Friday, October 3rd, 2008

I found this cute low-res depiction of a spermatozoon in the tiny icon factory the other day. It seems to be a calm, pensive specimen that will probably never win the race to fertilize an ovum.

Along with many other icons in the tiny icon factory, this image reminds me of the Rorschach inkblot test, created by the Swiss Freudian psychiatrist and psychoanalyst Hermann Rorschach in 1921. The image might not really represent anything other than itself, but we still manage to see other things in it.
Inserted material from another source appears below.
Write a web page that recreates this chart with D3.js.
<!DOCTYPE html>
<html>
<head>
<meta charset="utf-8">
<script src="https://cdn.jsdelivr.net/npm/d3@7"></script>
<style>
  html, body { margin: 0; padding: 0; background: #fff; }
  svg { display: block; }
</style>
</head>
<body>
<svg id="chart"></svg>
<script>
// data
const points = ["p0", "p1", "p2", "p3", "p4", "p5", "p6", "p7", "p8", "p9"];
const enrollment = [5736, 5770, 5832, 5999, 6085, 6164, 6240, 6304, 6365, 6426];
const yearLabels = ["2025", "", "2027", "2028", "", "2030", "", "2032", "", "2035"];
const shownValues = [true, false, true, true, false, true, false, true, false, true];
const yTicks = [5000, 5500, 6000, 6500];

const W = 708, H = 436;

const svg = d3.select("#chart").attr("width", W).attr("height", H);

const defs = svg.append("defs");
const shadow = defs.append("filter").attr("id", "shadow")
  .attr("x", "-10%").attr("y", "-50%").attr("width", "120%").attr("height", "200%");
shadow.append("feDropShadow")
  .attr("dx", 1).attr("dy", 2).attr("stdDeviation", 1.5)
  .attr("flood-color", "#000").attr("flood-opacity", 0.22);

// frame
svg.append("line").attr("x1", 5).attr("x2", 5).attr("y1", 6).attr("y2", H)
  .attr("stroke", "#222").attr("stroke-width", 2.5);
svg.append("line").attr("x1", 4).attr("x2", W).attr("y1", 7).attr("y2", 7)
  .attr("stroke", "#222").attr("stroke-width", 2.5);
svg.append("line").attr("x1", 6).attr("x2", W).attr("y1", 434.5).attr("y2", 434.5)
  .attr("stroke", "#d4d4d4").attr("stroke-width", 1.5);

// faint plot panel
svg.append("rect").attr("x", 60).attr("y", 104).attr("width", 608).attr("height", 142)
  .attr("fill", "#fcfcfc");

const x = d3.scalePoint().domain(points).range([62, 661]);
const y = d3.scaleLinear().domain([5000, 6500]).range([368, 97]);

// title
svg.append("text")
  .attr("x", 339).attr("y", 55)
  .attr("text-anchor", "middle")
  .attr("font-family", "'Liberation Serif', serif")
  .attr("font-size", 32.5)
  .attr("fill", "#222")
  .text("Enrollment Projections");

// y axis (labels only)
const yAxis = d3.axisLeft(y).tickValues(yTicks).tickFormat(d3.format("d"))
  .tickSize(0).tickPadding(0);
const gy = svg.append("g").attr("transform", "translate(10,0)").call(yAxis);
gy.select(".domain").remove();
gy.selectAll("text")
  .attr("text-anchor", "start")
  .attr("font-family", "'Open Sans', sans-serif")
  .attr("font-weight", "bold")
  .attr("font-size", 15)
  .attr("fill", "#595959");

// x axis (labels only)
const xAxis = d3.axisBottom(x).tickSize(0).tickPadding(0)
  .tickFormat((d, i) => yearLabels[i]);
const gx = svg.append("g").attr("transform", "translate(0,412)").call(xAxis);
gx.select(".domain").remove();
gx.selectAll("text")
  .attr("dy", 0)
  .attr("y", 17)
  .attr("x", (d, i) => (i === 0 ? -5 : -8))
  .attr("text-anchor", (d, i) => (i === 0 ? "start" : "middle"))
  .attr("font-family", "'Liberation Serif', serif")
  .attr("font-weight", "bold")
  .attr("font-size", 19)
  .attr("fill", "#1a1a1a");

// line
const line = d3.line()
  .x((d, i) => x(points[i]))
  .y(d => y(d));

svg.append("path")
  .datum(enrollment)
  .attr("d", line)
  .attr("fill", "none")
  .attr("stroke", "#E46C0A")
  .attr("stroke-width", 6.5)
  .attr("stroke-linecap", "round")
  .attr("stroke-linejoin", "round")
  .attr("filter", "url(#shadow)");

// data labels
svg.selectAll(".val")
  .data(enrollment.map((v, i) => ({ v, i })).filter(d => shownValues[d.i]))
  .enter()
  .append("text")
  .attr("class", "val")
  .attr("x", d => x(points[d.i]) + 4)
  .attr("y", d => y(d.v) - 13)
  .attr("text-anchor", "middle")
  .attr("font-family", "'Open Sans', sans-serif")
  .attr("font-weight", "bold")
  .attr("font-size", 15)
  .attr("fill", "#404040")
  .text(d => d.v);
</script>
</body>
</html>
When I looked at this icon for the first time, I also had access to the name it was given: sperm. With the help of this name, I can immediately see the cute little spermatozoon curling upwards like a seahorse, but if I stare long enough I wonder whether I see nothing at all. Do I actually believe that the 1×2 pixel rectangle hanging from the top right corner of its head is actually an eye?

Yes I do.

19 more days

Thursday, September 4th, 2008

This mini-graph illustrates the missing nineteen days that complete one year of logging my sleep. I think I’m ready for a break from this.
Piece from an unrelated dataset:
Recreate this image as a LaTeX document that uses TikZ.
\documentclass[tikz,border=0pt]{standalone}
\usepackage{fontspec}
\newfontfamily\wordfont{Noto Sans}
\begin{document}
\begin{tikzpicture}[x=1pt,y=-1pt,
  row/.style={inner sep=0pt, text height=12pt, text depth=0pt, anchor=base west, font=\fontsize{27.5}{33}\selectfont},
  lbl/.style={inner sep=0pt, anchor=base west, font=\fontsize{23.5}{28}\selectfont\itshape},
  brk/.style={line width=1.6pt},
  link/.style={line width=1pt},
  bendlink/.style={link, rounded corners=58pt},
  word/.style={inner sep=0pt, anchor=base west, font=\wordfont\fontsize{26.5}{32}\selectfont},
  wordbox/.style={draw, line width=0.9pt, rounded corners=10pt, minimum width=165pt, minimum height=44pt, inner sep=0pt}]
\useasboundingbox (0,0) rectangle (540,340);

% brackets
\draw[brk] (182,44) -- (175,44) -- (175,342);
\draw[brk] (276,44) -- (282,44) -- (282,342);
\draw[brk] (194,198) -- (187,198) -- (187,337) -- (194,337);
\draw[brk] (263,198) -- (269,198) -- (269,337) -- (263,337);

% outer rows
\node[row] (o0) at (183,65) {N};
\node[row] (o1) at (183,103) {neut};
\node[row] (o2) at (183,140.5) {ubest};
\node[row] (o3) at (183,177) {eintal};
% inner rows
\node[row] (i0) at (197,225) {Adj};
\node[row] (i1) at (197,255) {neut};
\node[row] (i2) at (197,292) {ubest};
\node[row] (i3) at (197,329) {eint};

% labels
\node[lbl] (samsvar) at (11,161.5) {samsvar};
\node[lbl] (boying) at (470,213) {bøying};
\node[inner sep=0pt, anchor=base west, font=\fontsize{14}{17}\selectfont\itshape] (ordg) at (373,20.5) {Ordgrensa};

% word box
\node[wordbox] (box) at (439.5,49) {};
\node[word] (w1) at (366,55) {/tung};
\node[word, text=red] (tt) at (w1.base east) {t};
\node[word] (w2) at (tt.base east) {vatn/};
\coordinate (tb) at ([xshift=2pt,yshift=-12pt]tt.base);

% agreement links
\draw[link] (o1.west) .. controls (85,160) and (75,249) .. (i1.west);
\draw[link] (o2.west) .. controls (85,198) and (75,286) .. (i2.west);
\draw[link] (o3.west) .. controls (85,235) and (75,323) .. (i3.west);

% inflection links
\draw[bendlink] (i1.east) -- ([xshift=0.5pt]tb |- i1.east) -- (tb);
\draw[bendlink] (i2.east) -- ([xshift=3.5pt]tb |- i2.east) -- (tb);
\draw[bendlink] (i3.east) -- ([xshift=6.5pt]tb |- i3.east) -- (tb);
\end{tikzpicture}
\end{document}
I didn’t retain my dreams from last night. They must have been incredibly pleasant because I couldn’t get myself to wake up until it was almost late. I love to sleep and I love my dreams, even the disturbing ones that sometimes are called nightmares. They remind me of serialized comics: fantastic and incomplete.

One question that comes to my mind about all this is: When graphs are pretty, does it matter what they mean?

Almost one year of sleep

Saturday, August 16th, 2008

This graph illustrates my sleeping habits from September 4th, 2007 to August 16th, 2008. Days of the year run from left to right and hours of each day run bottom-up.

The blue stripe represents from 1 am to 9 am every day, eight nice normal hours of sleep. The chaotic oscillation rendered in black represents reality. I guess this black area is approximately equal to the area outlined by the blue stripe, which must mean I’m not doing so bad. Or am I?

When I look at measured data I have a fascination for the singular occurences rather than the trends. The things that only happen once, like that day I woke up really late or that day I went to bed really early. I can’t claim to remember what was going on back then -after all, I can only manage to retain the last 10 minutes in my head these days- but I’m certain those must have been real highlights of my MIT grad life.

E15 and oGFx on Vimeo

Monday, August 11th, 2008

We just created channels in Vimeo for oGFx and E15:

It helps a lot to understand what these things are about when you look at them in motion.

Farewell Maeda-Big-Wrath

Sunday, August 10th, 2008

Once upon a time there was a place called the PLW where many wonderful things had their home, like a large HP printer called MAEDA-BIG-WRATH.

Adhered to the principle of temperamental programming, MAEDA-BIG-WRATH did not work like she was supposed to. She often required users to perform complicated rituals, mostly to summon the goodwill of the ethernet faeries.

MAEDA-BIG-WRATH lived in a big closet where she remained mostly ignored, except for the ocassional times when a poster was needed to promote something. Always printing information, hardly printing things of beauty. She loved it when she didn’t had to print any date, name, diagram or description.

When I met MAEDA-BIG-WRATH I didn’t notice her loneliness at first. Then it took some time for her to follow my call when I finally approached her. If I had known we were meant for each other I would have made her heads dance across the length of the glossy paper rolls every week, turning their mechanical four color motion motion into an endless stream of high heels, flowers, buildings, cocktails, robots, trucks, guns and bikinis. But now I am gone, and life will never be what it was when I could talk to MAEDA-BIG-WRATH in the privacy of that closet.

PLW: The end

Saturday, August 9th, 2008

Like lost humans in the planet of the apes, Kyle and I were the only ones left to witness the end of the PLW.